Written request: Copy, in full, each line of the material that holds the word "chart".

Data extract:

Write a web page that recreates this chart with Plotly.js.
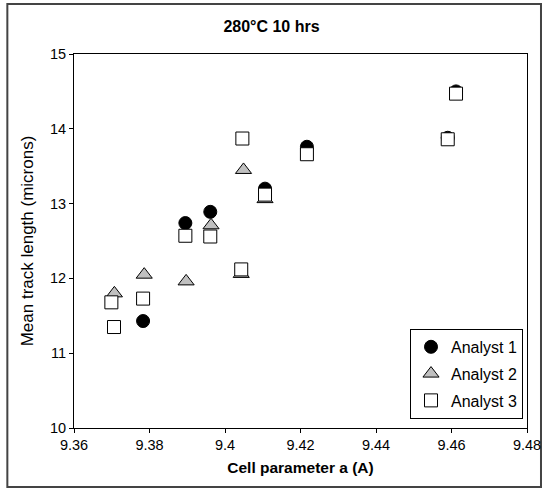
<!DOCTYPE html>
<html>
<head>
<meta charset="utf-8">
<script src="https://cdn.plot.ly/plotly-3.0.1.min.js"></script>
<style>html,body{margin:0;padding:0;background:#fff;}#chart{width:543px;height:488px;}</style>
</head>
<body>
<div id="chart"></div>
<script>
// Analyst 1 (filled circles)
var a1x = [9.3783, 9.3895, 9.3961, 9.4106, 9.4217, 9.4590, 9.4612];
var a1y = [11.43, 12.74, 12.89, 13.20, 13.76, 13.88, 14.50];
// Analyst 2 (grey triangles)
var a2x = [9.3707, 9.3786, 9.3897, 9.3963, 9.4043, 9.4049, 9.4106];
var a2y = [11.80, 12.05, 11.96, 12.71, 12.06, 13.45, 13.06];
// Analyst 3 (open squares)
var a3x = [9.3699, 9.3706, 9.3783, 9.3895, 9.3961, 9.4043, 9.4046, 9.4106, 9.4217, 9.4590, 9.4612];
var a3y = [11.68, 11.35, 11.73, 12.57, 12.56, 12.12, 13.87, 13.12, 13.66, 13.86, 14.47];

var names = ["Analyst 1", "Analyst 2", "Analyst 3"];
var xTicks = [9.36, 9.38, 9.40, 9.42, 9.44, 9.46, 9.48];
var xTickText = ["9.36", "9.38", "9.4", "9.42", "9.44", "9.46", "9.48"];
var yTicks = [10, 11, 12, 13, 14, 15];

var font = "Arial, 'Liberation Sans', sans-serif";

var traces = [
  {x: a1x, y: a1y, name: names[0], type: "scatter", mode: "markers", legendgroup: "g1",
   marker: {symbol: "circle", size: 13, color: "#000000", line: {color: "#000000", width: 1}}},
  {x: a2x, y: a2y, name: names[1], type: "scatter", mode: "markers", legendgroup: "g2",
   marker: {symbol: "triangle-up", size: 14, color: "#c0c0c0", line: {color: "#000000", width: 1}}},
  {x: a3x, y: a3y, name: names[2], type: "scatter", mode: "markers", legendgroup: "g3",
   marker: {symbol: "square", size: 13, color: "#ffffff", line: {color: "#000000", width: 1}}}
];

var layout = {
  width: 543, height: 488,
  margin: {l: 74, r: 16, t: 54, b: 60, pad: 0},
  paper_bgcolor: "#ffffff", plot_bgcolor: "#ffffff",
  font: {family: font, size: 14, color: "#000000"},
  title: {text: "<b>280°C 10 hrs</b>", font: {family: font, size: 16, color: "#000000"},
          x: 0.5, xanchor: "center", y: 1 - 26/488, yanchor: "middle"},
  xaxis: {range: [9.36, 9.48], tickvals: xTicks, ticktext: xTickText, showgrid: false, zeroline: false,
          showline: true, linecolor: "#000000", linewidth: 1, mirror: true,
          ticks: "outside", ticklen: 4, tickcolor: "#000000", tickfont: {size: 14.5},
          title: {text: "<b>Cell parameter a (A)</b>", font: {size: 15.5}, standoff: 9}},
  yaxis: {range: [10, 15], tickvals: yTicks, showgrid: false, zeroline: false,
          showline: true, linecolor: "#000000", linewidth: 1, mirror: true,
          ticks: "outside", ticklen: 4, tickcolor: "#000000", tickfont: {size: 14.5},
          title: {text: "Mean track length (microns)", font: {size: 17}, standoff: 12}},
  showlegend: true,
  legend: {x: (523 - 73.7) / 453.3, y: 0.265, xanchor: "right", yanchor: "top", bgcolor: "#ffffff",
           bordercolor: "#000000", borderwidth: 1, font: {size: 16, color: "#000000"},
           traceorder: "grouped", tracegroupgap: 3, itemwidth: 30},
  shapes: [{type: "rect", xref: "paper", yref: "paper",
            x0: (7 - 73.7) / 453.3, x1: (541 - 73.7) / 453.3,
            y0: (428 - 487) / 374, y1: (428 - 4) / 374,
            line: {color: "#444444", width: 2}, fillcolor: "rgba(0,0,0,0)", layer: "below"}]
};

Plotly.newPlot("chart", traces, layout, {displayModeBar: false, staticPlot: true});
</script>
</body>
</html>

Exercise answer:
Write a web page that recreates this chart with Plotly.js.
<style>html,body{margin:0;padding:0;background:#fff;}#chart{width:543px;height:488px;}</style>
<div id="chart"></div>
Plotly.newPlot("chart", traces, layout, {displayModeBar: false, staticPlot: true});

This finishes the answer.